Do you have any photos of links of Java Fern growing out of water? You know, java fern growing emerged in a terrarium or vivarium?
I've heard it can be grown this way, but haven't seen many photos of it.


----------



## clownplanted (Mar 3, 2017)

Not sure but mine keep wanting to grow out of water and I have to keep trimming it. It grows very fast for me


Sent from my iPhone using Tapatalk


----------



## Opare (Sep 9, 2015)

Google 'Java Fern emersed'. I would just take the photos from there, but I don't wanna be a thief LOL.


Sent from my iPhone using Tapatalk


----------



## Acro (Jul 7, 2012)

Opare said:


> Google 'Java Fern emersed'. I would just take the photos from there, but I don't wanna be a thief LOL.


Yeah, I've searched it. Just not a lot of good photos out there. At least, not growing in a terrarium or vivarium. I was hoping some of our amazing Planted Tank Members would post up photos of plants they've grown.


----------



## Nordic (Nov 11, 2003)

Look at Borneo ferns, they do best on the water's edge or with roots only submerged in well-oxygenated water.


----------



## Zapins (Jan 7, 2006)

I have it growing emersed in my 10g tank. I can take photos of it in a few days when I get back.

What do you want to see exactly? Close up shots, or just general shape etc? I have one that has spores growing.


----------



## Opare (Sep 9, 2015)

Acro said:


> Yeah, I've searched it. Just not a lot of good photos out there. At least, not growing in a terrarium or vivarium. I was hoping some of our amazing Planted Tank Members would post up photos of plants they've grown.


Yeah I get that, when I searched not too much good stuff came up.
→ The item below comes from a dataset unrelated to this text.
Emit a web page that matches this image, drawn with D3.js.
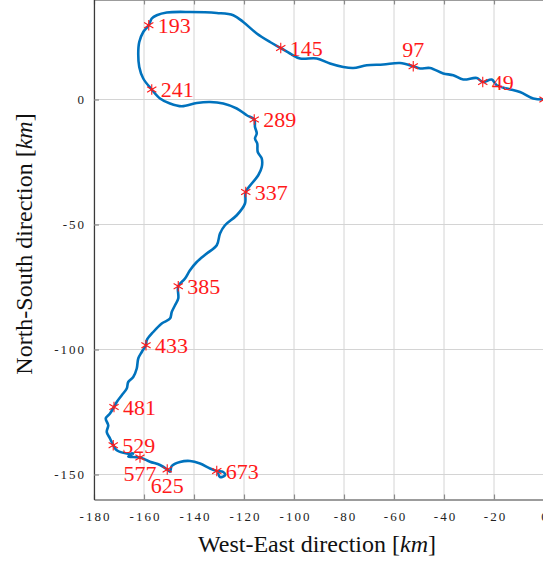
<!DOCTYPE html>
<html>
<head>
<meta charset="utf-8">
<script src="https://cdn.jsdelivr.net/npm/d3@7.9.0/dist/d3.min.js"></script>
<style>
  body { margin: 0; background: #fff; }
  svg { display: block; font-family: "Liberation Serif", "Times New Roman", serif; }
</style>
</head>
<body>
<svg id="chart" width="543" height="561"></svg>
<script>
// track of the drifter, km east / km north of the start point
const eastKm = [
  0, -4.3, -9.6, -14.9, -18.9, -20.9, -24.5, -26.9, -32.3, -36.3, -40.3, -45.6, -49.6, -52.3,
  -57.6, -64.3, -70.9, -76.3, -80.3, -85.6, -90.9, -97.6, -101.6, -105.3, -109.6, -114.9,
  -120.3, -124.3, -130.9, -141.6, -150.9, -154.9, -156.9, -158.1, -160.3, -161.9, -162.3,
  -161.9, -160.3, -156.9, -153.6, -149.6, -144.9, -138.9, -133.6, -128.3, -122.9, -118.9,
  -115.9, -115.6, -114.9, -115.6, -114.7, -114.5, -112.9, -112.9, -114.3, -116.9, -119.3,
  -119.6, -122.9, -127.6, -129.6, -130.9, -134.9, -138.9, -141.6, -143.6, -146.3, -146.3,
  -147.6, -148.9, -149.6, -152.9, -156.3, -158.9, -159.2, -160.9, -162.3, -162.9, -164.3,
  -166.3, -166.9, -168.9, -170.9, -172.0, -173.6, -175.3, -174.3, -174.9, -173.6, -172.3,
  -170.9, -166.9, -164.3, -166.3, -161.6, -157.6, -153.6, -150.7, -149.6, -148.9, -145.6,
  -141.6, -137.6, -133.6, -130.9, -128.3, -127.6, -129.6, -130.3
];
const northKm = [
  0, 0.4, 3.0, 4.4, 5.7, 8.0, 7.0, 8.6, 8.0, 9.7, 10.4, 12.6, 12.4, 13.3,
  14.6, 14.0, 13.7, 12.6, 13.0, 14.4, 16.4, 16.4, 18.4, 20.6, 23.0, 26.4,
  31.0, 33.7, 34.6, 35.0, 34.8, 33.7, 32.4, 29.7, 27.0, 23.0, 18.4,
  13.0, 8.4, 4.0, 0.4, -1.6, -2.7, -1.4, -1.0, -1.6, -3.6, -6.3,
  -8.0, -11.0, -13.6, -15.6, -17.6, -21.0, -23.6, -27.0, -30.3, -33.6, -37.0,
  -41.6, -46.3, -50.3, -53.6, -58.3, -61.6, -65.0, -68.3, -71.6, -74.7, -79.6,
  -82.3, -85.0, -87.6, -89.6, -93.0, -96.3, -98.3, -101.0, -103.6, -107.6, -111.0,
  -113.0, -115.6, -118.3, -121.0, -123.0, -125.6, -127.6, -130.3, -133.0, -135.6, -138.3,
  -140.3, -141.6, -141.6, -142.8, -143.2, -144.9, -146.2, -148.0, -148.9, -146.6, -145.0,
  -144.6, -145.6, -147.6, -148.6, -149.0, -150.3, -151.0, -149.6
];

// sample markers every 48 records
const markerLabels = ['', '49', '97', '145', '193', '241', '289', '337', '385', '433', '481', '529', '577', '625', '673'];
const markerEast = [0, -24.5, -52.3, -105.3, -158.1, -156.9, -115.9, -119.3, -146.3, -159.2, -172.0, -172.3, -161.6, -150.7, -130.9];
const markerNorth = [0, 7.0, 13.3, 20.6, 29.7, 4.0, -8.0, -37.0, -74.7, -98.3, -123.0, -138.3, -143.2, -148.0, -148.6];

const xTicks = [-180, -160, -140, -120, -100, -80, -60, -40, -20, 0];
const yTicks = [0, -50, -100, -150];

const svg = d3.select('#chart');
const x = d3.scaleLinear().domain([-180, 0]).range([94, 544]);
const y = d3.scaleLinear().domain([-160, 40]).range([499.5, -0.5]);

// grid
const grid = svg.append('g').attr('stroke', '#d4d4d4').attr('stroke-width', 1);
xTicks.forEach((t) => {
  grid.append('line')
    .attr('x1', x(t)).attr('x2', x(t))
    .attr('y1', y(-160)).attr('y2', y(40));
});
yTicks.forEach((t) => {
  grid.append('line')
    .attr('x1', x(-180)).attr('x2', x(0))
    .attr('y1', y(t)).attr('y2', y(t));
});

// axes, ticks pointing inwards
const fmt = (d) => String(d);
const xAxis = svg.append('g')
  .attr('transform', `translate(0,${y(-160)})`)
  .call(d3.axisBottom(x).tickValues(xTicks).tickSizeInner(-5).tickSizeOuter(0).tickPadding(12).tickFormat(fmt));
const xTop = svg.append('g')
  .attr('transform', `translate(0,${y(40)})`)
  .call(d3.axisTop(x).tickValues(xTicks).tickSizeInner(-5).tickSizeOuter(0).tickFormat(''));
const yAxis = svg.append('g')
  .attr('transform', `translate(${x(-180)},0)`)
  .call(d3.axisLeft(y).tickValues(yTicks).tickSizeInner(-5).tickSizeOuter(0).tickPadding(10).tickFormat(fmt));

[xAxis, xTop, yAxis].forEach((g) => {
  g.select('.domain').attr('stroke', '#3a3a3a').attr('stroke-width', 1.2);
  g.selectAll('.tick line').attr('stroke', '#8a8a8a').attr('stroke-width', 1.2);
  g.selectAll('.tick text')
    .attr('fill', '#222')
    .style('font-family', '"Liberation Serif", serif')
    .style('font-size', '13px')
    .style('letter-spacing', '2px');
});
xAxis.selectAll('.tick text').attr('dx', '1px');
yAxis.selectAll('.tick text').attr('dx', '2px');

// track
const line = d3.line()
  .x((_, i) => x(eastKm[i]))
  .y((_, i) => y(northKm[i]))
  .curve(d3.curveCatmullRom.alpha(0.5));

svg.append('path')
  .attr('d', line(eastKm))
  .attr('fill', 'none')
  .attr('stroke', '#0072BD')
  .attr('stroke-width', 2.6)
  .attr('stroke-linejoin', 'round')
  .attr('stroke-linecap', 'round');

// markers
const star = d3.symbol(d3.symbolAsterisk, 80);
const above = ['97'];
const below = ['577', '625'];

markerLabels.forEach((lab, i) => {
  const px = x(markerEast[i]);
  const py = y(markerNorth[i]);
  svg.append('path')
    .attr('d', star())
    .attr('transform', `translate(${px},${py})`)
    .attr('fill', 'none')
    .attr('stroke', '#ff1a1a')
    .attr('stroke-width', 1.1);

  if (!lab) return;
  const t = svg.append('text')
    .text(lab)
    .attr('fill', '#ff1a1a')
    .style('font-size', '22px');
  if (above.includes(lab)) {
    t.attr('x', px).attr('y', py - 9).attr('text-anchor', 'middle');
  } else if (below.includes(lab)) {
    t.attr('x', px).attr('y', py + 23).attr('text-anchor', 'middle');
  } else {
    t.attr('x', px + 9).attr('y', py + 7.5);
  }
});

// axis titles
const xTitle = svg.append('text')
  .attr('x', 317).attr('y', 552)
  .attr('text-anchor', 'middle')
  .attr('fill', '#111')
  .style('font-size', '24px');
xTitle.append('tspan').text('West-East direction [');
xTitle.append('tspan').text('km').style('font-style', 'italic');
xTitle.append('tspan').text(']');

const yTitle = svg.append('text')
  .attr('transform', 'translate(32,244) rotate(-90)')
  .attr('text-anchor', 'middle')
  .attr('fill', '#111')
  .style('font-size', '24px');
yTitle.append('tspan').text('North-South direction [');
yTitle.append('tspan').text('km').style('font-style', 'italic');
yTitle.append('tspan').text(']');
</script>
</body>
</html>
Sorry I couldn't be much help!


Sent from my iPhone using Tapatalk


----------



## Zapins (Jan 7, 2006)

As promised here are some pics of my emersed grown java fern.


----------



## Acro (Jul 7, 2012)

Wow, I just stumbled upon this! Thanks for posting those photos Zapins!
Can you tell us a little about the growing conditions? Maybe what the humidity level is at?
Thanks again for posting up!


----------



## Zapins (Jan 7, 2006)

I'm not sure what the humidity level is. I don't have a humidity meter. I try to keep the piece of glass I have covering the top of the tank mostly closed. There is about 1/2" of space that runs the length of the 10 gallon tank that is open to the air. I do it this way mainly to avoid condensation forming on the glass. The size of the air gap was adjusted so there is just barely large enough space for fresh air to enter the tank to prevent the condensation but not more than that.

The tank was set up with miracle grow (1-3" deep) about 2 years ago, I sloped it up towards the back and then poured about 1 to 1.5" of water into the tank. In retrospect, miracle grow was a mistake. It took almost a year for the ammonia to get used up and stop burning the plants. I had many burned lower leaves on all plants because of it. Ammonia production is greatly increased when high organic soils like miracle grow are kept wet/submersed. This is why miracle grow is not a good soil for aquarium use without being mineralized first.


----------